What this looks like on the ground
The clearest recent example of how an enforcement action actually plays out against a device company is the Aesculap Implant Systems settlement, announced last November but worth revisiting because it illustrates the full enforcement model now being scaled. The orthopedic and spine company agreed to pay $38.5 million to resolve allegations that, from 2010 through 2023, it sold its Vega knee replacement system knowing the implants were prone to premature loosening due to bone-cement adhesion problems — causing false Medicare and Medicaid claims for revisions. The settlement also resolved Anti-Kickback Statute allegations that Aesculap paid a Georgia orthopedic surgeon through consulting fees, international travel, and entertainment to induce him to use the device. A separate non-prosecution agreement covered the company’s distribution of two devices — a surgical drill and a sterilization container — without the required FDA clearance, after an employee forged the regulatory documentation.
Three whistleblowers split $4.475 million. The case stitched together the False Claims Act, the Anti-Kickback Statute, and the Food, Drug, and Cosmetic Act in a single coordinated resolution involving DOJ Civil Division, HHS-OIG, FDA’s Office of Criminal Investigations, and the U.S. Attorney’s Office for the Eastern District of Pennsylvania. That convergence — one company, three statutes, four agencies, three relators — is the template the new Strike Force model is built to replicate at higher velocity.
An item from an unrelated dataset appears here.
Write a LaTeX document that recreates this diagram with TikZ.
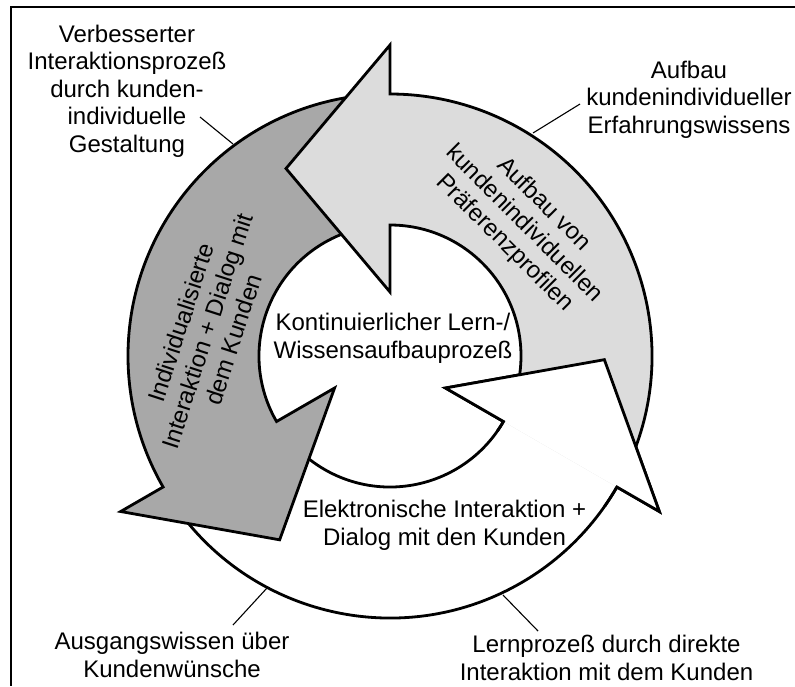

What changes for device companies
A few practical implications worth thinking through. First, the era of “paper” compliance programs is functionally over. Barnes & Thornburg’s annual report flagged that prosecutors are now actively differentiating between compliance programs that exist on a shared drive and ones that operationally function — and that distinction now matters in charging decisions and settlement leverage. Second, private equity-owned device platforms are receiving heightened scrutiny under existing Anti-Kickback and Stark frameworks, particularly where roll-up economics create incentive structures that look like volume inducements. Third, qui tam relators won more healthcare cases without DOJ intervention in FY 2025 than with it — the first time that’s happened — which means even matters DOJ declines can still produce nine-figure recoveries.
The strategic takeaway is straightforward. The FDA-side regulatory burden has been the medtech industry’s dominant compliance focus for a generation. The DOJ-side enforcement burden has now caught up, and it’s arriving with better data infrastructure, more aggressive prosecutorial posture, and a whistleblower pipeline that filed at record volume last year. For device companies whose commercial models touch surgeon relationships, billing intermediaries, or Medicare/Medicaid reimbursement — which is most of them — the next 12 months are a moment to pressure-test compliance programs against the way enforcement is actually being run today, not the way it was five years ago.